EXERCISE DETAILS → Write out only the span of lines that begins at the line with "Emit a web page" and ends at the line with "const busTrend = [['Jan-08', 3.58], ['Sep-11', 3.44]];". Keep both end lines, word for word.

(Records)
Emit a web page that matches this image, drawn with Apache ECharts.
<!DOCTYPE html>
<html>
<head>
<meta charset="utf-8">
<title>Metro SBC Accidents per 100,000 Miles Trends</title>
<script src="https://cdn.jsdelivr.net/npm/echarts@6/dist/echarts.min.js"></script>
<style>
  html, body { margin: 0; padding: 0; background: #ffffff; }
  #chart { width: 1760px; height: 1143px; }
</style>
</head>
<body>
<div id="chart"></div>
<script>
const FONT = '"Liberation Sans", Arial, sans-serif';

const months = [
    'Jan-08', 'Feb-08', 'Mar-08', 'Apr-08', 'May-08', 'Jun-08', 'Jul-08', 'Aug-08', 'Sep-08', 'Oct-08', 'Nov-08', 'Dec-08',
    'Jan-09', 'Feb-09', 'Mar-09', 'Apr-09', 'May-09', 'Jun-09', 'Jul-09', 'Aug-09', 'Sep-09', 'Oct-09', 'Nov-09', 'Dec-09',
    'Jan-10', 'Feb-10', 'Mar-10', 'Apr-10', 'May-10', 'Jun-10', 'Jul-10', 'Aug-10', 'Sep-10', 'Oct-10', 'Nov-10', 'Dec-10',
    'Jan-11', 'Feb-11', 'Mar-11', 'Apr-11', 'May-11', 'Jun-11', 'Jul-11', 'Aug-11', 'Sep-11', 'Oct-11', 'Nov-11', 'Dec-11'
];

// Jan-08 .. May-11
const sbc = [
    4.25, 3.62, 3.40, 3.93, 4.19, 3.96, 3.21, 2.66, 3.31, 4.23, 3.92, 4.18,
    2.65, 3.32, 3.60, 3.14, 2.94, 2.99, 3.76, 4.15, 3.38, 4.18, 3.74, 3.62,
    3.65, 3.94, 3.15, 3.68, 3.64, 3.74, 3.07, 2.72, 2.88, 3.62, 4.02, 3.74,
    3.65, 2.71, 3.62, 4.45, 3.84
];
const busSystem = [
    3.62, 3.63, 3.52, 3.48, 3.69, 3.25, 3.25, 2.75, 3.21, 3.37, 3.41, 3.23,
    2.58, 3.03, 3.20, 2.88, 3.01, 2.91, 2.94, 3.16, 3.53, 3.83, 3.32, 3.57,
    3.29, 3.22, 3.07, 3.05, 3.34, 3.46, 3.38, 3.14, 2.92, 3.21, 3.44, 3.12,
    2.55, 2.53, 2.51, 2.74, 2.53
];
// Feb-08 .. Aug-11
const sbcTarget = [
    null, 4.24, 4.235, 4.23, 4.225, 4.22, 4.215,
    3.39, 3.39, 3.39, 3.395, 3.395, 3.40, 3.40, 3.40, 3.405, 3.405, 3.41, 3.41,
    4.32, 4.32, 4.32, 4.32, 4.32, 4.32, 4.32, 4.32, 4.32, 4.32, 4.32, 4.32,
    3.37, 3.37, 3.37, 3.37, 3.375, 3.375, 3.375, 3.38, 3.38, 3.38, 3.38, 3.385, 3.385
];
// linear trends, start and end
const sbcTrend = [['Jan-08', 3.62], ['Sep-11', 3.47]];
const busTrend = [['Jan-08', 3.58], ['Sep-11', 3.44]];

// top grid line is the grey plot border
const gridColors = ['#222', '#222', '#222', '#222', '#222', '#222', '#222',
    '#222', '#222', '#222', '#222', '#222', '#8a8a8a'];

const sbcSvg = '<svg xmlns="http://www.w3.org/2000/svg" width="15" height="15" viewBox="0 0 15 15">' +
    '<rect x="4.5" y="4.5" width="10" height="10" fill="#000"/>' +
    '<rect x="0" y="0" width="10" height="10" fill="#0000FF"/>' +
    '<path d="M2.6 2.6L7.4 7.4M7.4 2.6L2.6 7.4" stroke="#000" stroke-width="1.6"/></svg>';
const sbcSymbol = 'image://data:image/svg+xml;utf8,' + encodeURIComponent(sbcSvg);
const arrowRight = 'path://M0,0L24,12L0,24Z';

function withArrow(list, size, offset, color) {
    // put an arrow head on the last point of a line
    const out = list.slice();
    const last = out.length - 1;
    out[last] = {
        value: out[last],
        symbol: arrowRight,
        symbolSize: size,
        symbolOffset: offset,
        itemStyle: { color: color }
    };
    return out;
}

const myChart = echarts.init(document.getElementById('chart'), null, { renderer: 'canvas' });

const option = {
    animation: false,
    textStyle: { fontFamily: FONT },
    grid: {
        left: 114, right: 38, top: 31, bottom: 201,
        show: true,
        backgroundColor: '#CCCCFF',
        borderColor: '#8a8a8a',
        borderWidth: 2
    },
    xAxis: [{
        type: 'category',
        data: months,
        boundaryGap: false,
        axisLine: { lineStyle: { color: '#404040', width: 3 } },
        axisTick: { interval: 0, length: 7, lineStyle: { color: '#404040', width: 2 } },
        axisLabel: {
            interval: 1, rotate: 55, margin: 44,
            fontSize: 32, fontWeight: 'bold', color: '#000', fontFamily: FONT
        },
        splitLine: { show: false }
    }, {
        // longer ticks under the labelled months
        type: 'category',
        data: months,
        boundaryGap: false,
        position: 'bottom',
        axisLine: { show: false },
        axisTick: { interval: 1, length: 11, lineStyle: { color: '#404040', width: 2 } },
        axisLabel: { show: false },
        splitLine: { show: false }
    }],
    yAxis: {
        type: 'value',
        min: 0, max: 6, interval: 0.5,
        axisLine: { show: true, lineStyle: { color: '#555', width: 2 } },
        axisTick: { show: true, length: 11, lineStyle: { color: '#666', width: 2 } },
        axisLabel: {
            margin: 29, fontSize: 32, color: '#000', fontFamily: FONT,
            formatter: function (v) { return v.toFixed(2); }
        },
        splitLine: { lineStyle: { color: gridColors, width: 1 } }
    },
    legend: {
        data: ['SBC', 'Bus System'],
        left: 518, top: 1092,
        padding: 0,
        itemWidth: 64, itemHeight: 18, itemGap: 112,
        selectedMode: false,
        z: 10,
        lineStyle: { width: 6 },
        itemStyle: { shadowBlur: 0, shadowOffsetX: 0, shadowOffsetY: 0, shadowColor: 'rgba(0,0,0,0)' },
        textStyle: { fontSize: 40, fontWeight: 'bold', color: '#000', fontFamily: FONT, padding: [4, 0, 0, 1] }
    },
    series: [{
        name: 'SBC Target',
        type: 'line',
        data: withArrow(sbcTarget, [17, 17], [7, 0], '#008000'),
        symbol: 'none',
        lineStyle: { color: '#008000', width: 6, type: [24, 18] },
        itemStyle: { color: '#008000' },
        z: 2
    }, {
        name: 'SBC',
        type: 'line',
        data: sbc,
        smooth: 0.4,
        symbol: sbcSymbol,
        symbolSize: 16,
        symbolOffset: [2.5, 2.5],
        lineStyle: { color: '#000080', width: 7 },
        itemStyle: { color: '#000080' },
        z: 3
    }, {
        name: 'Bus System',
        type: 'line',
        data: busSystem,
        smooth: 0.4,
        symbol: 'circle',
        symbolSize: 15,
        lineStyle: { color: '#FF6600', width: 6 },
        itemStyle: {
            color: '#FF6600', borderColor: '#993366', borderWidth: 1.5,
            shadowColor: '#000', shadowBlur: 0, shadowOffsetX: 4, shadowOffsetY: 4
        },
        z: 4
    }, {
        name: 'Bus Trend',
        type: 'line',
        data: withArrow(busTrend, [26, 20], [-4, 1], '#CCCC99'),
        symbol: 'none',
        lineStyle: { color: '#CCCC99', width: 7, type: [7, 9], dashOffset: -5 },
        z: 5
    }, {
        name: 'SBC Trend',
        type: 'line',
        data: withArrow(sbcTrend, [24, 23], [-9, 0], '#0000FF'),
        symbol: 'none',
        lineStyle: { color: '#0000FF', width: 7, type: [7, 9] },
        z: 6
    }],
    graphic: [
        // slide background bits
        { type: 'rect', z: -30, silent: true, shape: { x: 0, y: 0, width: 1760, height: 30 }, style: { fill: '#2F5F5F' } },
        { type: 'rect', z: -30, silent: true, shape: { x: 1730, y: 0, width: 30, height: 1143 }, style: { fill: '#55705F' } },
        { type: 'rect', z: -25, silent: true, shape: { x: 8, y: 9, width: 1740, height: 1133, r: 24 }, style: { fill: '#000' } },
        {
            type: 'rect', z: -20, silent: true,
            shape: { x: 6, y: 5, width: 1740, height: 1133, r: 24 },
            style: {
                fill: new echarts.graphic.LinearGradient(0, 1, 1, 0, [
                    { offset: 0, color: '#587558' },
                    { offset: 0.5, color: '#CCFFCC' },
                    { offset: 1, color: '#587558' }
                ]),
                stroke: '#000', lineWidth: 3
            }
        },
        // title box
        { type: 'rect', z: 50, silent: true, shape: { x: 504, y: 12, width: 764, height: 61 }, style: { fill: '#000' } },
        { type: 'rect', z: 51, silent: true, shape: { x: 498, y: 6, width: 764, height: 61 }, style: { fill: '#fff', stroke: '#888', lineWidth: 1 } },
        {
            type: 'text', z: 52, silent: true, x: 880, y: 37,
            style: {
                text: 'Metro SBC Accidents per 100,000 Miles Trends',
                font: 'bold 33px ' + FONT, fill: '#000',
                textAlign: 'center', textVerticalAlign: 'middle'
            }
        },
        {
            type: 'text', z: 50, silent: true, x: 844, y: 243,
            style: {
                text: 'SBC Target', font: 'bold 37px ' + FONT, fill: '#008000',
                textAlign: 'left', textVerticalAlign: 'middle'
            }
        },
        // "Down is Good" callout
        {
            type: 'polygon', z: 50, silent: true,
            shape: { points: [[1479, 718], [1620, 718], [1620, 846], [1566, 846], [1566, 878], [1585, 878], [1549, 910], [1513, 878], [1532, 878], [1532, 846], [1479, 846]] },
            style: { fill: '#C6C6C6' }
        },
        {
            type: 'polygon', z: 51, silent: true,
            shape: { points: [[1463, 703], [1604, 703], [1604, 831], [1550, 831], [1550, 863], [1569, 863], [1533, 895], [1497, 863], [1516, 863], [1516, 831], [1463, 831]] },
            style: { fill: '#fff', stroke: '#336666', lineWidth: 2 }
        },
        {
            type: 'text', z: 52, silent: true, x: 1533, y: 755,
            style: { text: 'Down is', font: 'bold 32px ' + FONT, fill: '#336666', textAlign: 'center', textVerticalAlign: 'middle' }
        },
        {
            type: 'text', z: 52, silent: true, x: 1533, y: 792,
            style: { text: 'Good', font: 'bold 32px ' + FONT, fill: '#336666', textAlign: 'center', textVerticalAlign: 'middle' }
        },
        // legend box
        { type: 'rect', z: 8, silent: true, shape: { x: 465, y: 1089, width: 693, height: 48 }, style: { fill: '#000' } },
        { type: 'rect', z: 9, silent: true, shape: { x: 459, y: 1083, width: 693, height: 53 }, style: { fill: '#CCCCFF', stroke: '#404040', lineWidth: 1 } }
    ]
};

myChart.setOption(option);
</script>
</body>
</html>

...

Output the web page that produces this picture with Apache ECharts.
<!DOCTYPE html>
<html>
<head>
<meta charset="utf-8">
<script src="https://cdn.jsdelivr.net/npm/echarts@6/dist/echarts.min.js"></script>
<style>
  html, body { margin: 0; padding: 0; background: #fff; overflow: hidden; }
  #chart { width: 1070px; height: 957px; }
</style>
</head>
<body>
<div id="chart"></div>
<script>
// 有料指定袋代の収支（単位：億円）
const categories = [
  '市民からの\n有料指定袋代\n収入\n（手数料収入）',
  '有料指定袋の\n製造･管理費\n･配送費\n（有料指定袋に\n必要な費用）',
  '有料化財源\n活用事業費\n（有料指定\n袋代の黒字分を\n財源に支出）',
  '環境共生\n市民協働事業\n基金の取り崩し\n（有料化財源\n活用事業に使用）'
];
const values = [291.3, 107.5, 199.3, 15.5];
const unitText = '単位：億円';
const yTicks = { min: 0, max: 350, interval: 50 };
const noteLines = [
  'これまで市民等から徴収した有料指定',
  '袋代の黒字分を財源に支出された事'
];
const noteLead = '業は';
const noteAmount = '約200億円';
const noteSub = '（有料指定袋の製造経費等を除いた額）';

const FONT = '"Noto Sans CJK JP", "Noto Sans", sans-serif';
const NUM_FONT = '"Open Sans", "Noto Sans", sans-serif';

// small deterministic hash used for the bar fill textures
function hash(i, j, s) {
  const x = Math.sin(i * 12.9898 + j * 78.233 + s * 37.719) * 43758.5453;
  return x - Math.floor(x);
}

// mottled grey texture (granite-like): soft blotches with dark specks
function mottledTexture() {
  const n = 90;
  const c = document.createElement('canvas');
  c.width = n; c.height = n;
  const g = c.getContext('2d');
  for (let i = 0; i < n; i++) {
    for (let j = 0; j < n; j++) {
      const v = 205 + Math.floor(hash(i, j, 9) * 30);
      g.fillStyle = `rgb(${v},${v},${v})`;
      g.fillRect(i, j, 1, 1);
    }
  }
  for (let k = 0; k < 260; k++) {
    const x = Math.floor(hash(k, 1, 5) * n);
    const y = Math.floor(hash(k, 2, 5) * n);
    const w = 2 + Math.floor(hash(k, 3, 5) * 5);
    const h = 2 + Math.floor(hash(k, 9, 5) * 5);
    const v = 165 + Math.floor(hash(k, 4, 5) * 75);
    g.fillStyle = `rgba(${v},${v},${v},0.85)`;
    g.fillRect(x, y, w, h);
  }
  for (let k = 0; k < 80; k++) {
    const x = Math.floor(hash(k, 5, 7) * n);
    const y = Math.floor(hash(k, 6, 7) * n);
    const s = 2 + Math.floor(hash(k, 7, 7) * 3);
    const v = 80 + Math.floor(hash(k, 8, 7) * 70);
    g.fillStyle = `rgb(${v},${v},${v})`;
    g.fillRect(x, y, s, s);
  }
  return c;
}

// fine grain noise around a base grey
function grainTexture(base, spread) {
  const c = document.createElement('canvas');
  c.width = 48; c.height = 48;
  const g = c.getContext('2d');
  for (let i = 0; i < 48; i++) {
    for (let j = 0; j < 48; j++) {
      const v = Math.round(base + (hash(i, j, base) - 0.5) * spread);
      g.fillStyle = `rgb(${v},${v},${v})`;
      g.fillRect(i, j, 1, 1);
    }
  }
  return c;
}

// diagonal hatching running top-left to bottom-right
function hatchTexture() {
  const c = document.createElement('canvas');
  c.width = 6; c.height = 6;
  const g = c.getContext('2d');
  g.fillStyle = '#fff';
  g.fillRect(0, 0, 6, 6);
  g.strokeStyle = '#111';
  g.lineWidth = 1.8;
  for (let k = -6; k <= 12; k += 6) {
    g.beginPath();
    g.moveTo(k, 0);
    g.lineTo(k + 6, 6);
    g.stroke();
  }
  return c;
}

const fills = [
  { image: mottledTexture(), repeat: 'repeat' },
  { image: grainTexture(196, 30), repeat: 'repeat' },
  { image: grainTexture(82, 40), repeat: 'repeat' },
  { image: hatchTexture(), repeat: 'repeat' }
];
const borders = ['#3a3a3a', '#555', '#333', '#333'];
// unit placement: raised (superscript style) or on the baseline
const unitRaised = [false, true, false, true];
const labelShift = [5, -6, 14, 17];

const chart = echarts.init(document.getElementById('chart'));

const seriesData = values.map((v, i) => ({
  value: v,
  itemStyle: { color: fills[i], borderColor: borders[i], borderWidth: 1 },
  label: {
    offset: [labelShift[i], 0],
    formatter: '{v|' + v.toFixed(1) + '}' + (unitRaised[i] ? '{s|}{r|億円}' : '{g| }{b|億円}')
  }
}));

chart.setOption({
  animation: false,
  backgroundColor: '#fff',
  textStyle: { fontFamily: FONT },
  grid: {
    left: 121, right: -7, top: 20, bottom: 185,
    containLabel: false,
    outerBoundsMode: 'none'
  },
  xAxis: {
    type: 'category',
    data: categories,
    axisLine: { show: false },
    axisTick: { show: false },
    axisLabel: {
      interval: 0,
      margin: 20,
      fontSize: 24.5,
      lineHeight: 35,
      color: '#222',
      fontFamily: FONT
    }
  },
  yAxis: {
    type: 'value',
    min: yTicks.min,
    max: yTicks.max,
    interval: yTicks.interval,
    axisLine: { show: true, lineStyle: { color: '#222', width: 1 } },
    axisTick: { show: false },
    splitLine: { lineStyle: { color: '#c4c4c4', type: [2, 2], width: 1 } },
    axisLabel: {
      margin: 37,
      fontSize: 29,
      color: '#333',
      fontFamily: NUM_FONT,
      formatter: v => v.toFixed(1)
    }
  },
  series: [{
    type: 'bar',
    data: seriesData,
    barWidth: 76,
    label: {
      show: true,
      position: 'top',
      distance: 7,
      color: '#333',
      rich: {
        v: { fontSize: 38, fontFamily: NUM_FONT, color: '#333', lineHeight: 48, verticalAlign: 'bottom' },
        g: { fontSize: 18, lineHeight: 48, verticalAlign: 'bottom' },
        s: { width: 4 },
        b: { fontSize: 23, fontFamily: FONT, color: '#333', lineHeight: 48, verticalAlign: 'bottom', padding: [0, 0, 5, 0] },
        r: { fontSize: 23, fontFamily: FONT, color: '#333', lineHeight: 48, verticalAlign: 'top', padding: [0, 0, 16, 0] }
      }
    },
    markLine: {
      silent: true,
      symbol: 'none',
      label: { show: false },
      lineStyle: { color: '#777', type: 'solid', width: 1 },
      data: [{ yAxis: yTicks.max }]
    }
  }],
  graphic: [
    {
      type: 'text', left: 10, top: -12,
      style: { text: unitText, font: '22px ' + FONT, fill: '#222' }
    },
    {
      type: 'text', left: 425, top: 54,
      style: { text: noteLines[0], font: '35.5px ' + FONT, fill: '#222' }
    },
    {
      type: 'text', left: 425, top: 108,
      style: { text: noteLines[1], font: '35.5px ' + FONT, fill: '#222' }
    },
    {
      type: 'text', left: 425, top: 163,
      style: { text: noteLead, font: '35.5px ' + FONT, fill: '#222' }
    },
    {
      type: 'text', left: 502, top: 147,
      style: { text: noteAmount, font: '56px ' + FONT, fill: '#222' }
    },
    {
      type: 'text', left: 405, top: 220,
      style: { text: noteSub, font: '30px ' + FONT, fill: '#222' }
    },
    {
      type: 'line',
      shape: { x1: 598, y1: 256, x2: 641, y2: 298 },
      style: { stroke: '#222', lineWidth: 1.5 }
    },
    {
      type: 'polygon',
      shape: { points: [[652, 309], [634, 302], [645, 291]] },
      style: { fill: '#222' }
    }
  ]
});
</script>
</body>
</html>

...

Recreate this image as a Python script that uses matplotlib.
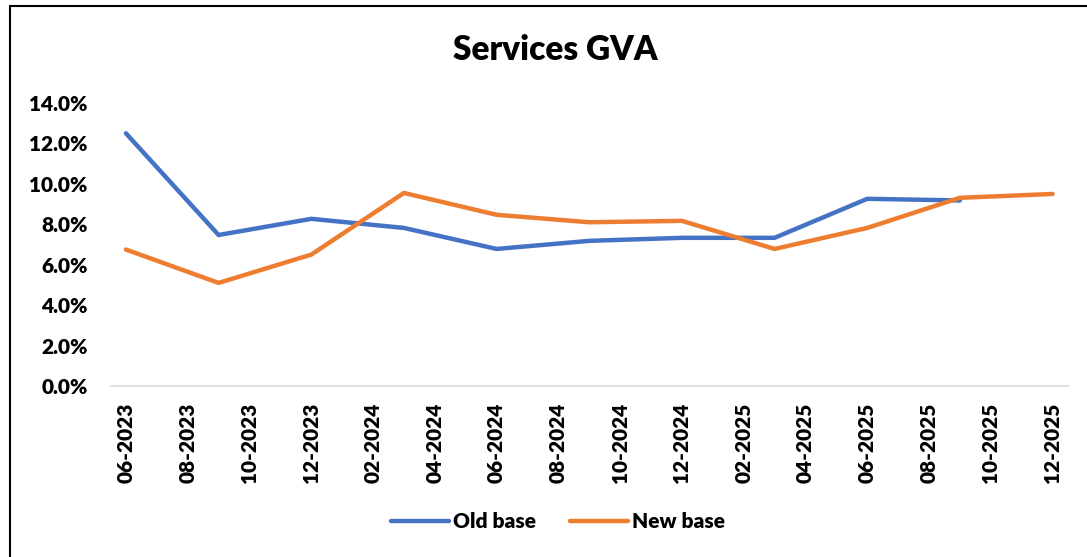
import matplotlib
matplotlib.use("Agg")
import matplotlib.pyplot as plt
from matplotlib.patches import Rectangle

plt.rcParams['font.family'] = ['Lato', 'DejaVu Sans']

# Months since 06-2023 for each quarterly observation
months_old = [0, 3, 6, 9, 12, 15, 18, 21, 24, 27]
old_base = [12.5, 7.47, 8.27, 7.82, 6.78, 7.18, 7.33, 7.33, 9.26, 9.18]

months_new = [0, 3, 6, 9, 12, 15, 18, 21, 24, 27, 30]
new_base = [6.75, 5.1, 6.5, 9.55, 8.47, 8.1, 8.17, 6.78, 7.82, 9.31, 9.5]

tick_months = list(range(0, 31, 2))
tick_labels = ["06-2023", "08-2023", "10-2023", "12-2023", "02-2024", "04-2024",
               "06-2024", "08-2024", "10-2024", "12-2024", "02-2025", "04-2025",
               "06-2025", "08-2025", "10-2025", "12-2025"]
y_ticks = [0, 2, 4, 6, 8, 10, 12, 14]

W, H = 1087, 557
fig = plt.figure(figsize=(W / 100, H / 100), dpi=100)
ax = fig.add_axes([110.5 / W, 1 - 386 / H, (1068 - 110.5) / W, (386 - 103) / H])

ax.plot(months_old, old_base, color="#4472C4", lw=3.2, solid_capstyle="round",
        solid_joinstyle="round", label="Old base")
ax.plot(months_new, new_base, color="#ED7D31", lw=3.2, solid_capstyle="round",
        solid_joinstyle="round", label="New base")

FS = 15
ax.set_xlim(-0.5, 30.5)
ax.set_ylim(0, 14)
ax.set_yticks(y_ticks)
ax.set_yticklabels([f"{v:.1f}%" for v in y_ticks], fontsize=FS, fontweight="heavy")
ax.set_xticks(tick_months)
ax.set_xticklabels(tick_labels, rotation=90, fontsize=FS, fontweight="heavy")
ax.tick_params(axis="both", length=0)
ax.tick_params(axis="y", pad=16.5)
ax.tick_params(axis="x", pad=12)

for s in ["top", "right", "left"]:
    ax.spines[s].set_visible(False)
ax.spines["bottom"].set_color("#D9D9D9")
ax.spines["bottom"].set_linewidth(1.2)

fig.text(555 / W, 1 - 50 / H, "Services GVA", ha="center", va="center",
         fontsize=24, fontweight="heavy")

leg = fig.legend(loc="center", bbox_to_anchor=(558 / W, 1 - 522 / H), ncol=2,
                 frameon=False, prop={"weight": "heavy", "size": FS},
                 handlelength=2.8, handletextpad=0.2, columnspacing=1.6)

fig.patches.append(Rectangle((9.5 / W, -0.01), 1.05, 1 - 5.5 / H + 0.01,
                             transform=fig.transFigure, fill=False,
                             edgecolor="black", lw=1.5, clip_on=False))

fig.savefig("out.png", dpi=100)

WRITTEN RESPONSE →
Emit a web page that matches this image, drawn with Apache ECharts.
<!DOCTYPE html>
<html>
<head>
<meta charset="utf-8">
<title>Metro SBC Accidents per 100,000 Miles Trends</title>
<script src="https://cdn.jsdelivr.net/npm/echarts@6/dist/echarts.min.js"></script>
<style>
  html, body { margin: 0; padding: 0; background: #ffffff; }
  #chart { width: 1760px; height: 1143px; }
</style>
</head>
<body>
<div id="chart"></div>
<script>
const FONT = '"Liberation Sans", Arial, sans-serif';

const months = [
    'Jan-08', 'Feb-08', 'Mar-08', 'Apr-08', 'May-08', 'Jun-08', 'Jul-08', 'Aug-08', 'Sep-08', 'Oct-08', 'Nov-08', 'Dec-08',
    'Jan-09', 'Feb-09', 'Mar-09', 'Apr-09', 'May-09', 'Jun-09', 'Jul-09', 'Aug-09', 'Sep-09', 'Oct-09', 'Nov-09', 'Dec-09',
    'Jan-10', 'Feb-10', 'Mar-10', 'Apr-10', 'May-10', 'Jun-10', 'Jul-10', 'Aug-10', 'Sep-10', 'Oct-10', 'Nov-10', 'Dec-10',
    'Jan-11', 'Feb-11', 'Mar-11', 'Apr-11', 'May-11', 'Jun-11', 'Jul-11', 'Aug-11', 'Sep-11', 'Oct-11', 'Nov-11', 'Dec-11'
];

// Jan-08 .. May-11
const sbc = [
    4.25, 3.62, 3.40, 3.93, 4.19, 3.96, 3.21, 2.66, 3.31, 4.23, 3.92, 4.18,
    2.65, 3.32, 3.60, 3.14, 2.94, 2.99, 3.76, 4.15, 3.38, 4.18, 3.74, 3.62,
    3.65, 3.94, 3.15, 3.68, 3.64, 3.74, 3.07, 2.72, 2.88, 3.62, 4.02, 3.74,
    3.65, 2.71, 3.62, 4.45, 3.84
];
const busSystem = [
    3.62, 3.63, 3.52, 3.48, 3.69, 3.25, 3.25, 2.75, 3.21, 3.37, 3.41, 3.23,
    2.58, 3.03, 3.20, 2.88, 3.01, 2.91, 2.94, 3.16, 3.53, 3.83, 3.32, 3.57,
    3.29, 3.22, 3.07, 3.05, 3.34, 3.46, 3.38, 3.14, 2.92, 3.21, 3.44, 3.12,
    2.55, 2.53, 2.51, 2.74, 2.53
];
// Feb-08 .. Aug-11
const sbcTarget = [
    null, 4.24, 4.235, 4.23, 4.225, 4.22, 4.215,
    3.39, 3.39, 3.39, 3.395, 3.395, 3.40, 3.40, 3.40, 3.405, 3.405, 3.41, 3.41,
    4.32, 4.32, 4.32, 4.32, 4.32, 4.32, 4.32, 4.32, 4.32, 4.32, 4.32, 4.32,
    3.37, 3.37, 3.37, 3.37, 3.375, 3.375, 3.375, 3.38, 3.38, 3.38, 3.38, 3.385, 3.385
];
// linear trends, start and end
const sbcTrend = [['Jan-08', 3.62], ['Sep-11', 3.47]];
const busTrend = [['Jan-08', 3.58], ['Sep-11', 3.44]];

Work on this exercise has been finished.